Marshall Islands President Hilda C. Heine has issued an urgent call for help during the Climate Vulnerable Forum (CVF) Partners Leaders’ Event at the UN Framework Convention on Climate Change (UNFCCC) Conference of the Parties (COP25)
In the meeting held in Madrid, Spain, Heine, along with the heads of governments from the Climate Vulnerable Forum, called for a decision for all nations to reach for a more ambitious goal in addressing climate change.
The forum linked the survival of vulnerable nations to all parties to the Paris Agreement, delivering new nationally determined contributions by 2020 to safeguard the 1.5-degree celsius limit to warming, according to information posted by the CVF.
Heine, who chaired the CVF, emphasized the struggles of small island nations as they experience constant flooding on a regular basis, and face the threat of displacement in the future.

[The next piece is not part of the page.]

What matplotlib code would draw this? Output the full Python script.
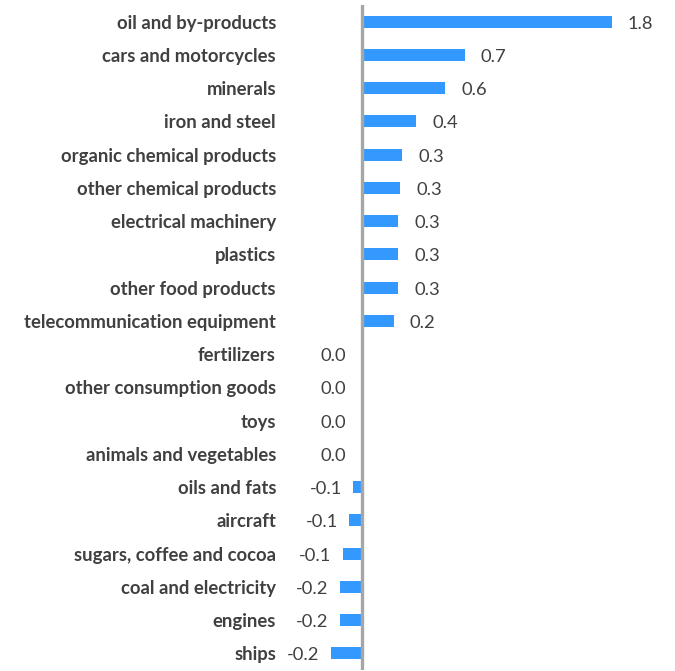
import matplotlib
matplotlib.use("Agg")
import matplotlib.pyplot as plt
import numpy as np

categories = [
    "oil and by-products", "cars and motorcycles", "minerals", "iron and steel",
    "organic chemical products", "other chemical products", "electrical machinery",
    "plastics", "other food products", "telecommunication equipment", "fertilizers",
    "other consumption goods", "toys", "animals and vegetables", "oils and fats",
    "aircraft", "sugars, coffee and cocoa", "coal and electricity", "engines", "ships",
]
values = [1.80, 0.74, 0.60, 0.39, 0.29, 0.276, 0.26, 0.26, 0.26, 0.23,
          0.0, 0.0, 0.0, 0.0, -0.065, -0.094, -0.14, -0.16, -0.16, -0.225]

W, H = 675, 671
fig = plt.figure(figsize=(W / 100, H / 100), dpi=100)
x0_px = 362
ppu = 138.8
xmin, xmax = -0.25, 2.25
left_px = x0_px + xmin * ppu
right_px = x0_px + xmax * ppu
ax = fig.add_axes([left_px / W, 1 / H, (right_px - left_px) / W, 665 / H])

n = len(categories)
y = np.arange(n)
ax.barh(y, values, height=0.36, color="#3399FF", zorder=2)
ax.axvline(0, color="#A6A6A6", lw=2.4, zorder=3)
ax.set_xlim(xmin, xmax)
ax.set_ylim(n - 0.5, -0.5)

for s in ax.spines.values():
    s.set_visible(False)
ax.set_xticks([])
ax.set_yticks(y)
pad_px = left_px - 276
ax.set_yticklabels(categories, fontfamily="Lato", fontweight="bold",
                   fontsize=13.3, color="#404040")
ax.tick_params(axis="y", length=0, pad=pad_px * 0.72)

for yi, v in zip(y, values):
    txt = f"{v:.1f}"
    if v > 0:
        off, ha = 11.5, "left"
    elif v == 0:
        off, ha = -11.5, "right"
    else:
        off, ha = -8, "right"
    ax.annotate(txt, xy=(v, yi), xytext=(off, -1.5), textcoords="offset points",
                ha=ha, va="center", fontfamily="Lato", fontsize=13.2,
                color="#404040")

fig.savefig("out.png", dpi=100)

“We all know that waiting another half a decade to do more means we lose 1.5. So my message to other leaders is this — the most vulnerable atoll nations like my country already face death row. Water covers much of our land at one or other point of the year as we fight rising tides,” Heine said.
She added: “As we speak, hundreds of people have already evacuated their homes after large waves caused the ocean to inundate parts of our capital, Majuro last week. It is a fight to the death for anyone not prepared to flee. As a nation, we refused to flee.”
Last week, freak waves crashed over Majuro, Marshall islands, flooding the capital and leaving around 200 residents with no other choice but to flee their homes.
The meeting was chaired virtually by President Heine through video-link from the Marshall Islands. She was temporarily disconnected from the meeting due to a brownout.
According to the CVF, the event highlighted how vulnerable nations were working on mobilizing $20 billion of new funds for adaptation and renewable energy from innovative initiatives as the 48-members of the Forum continue to lead on upgrading the ambition of their NDCs for 2020.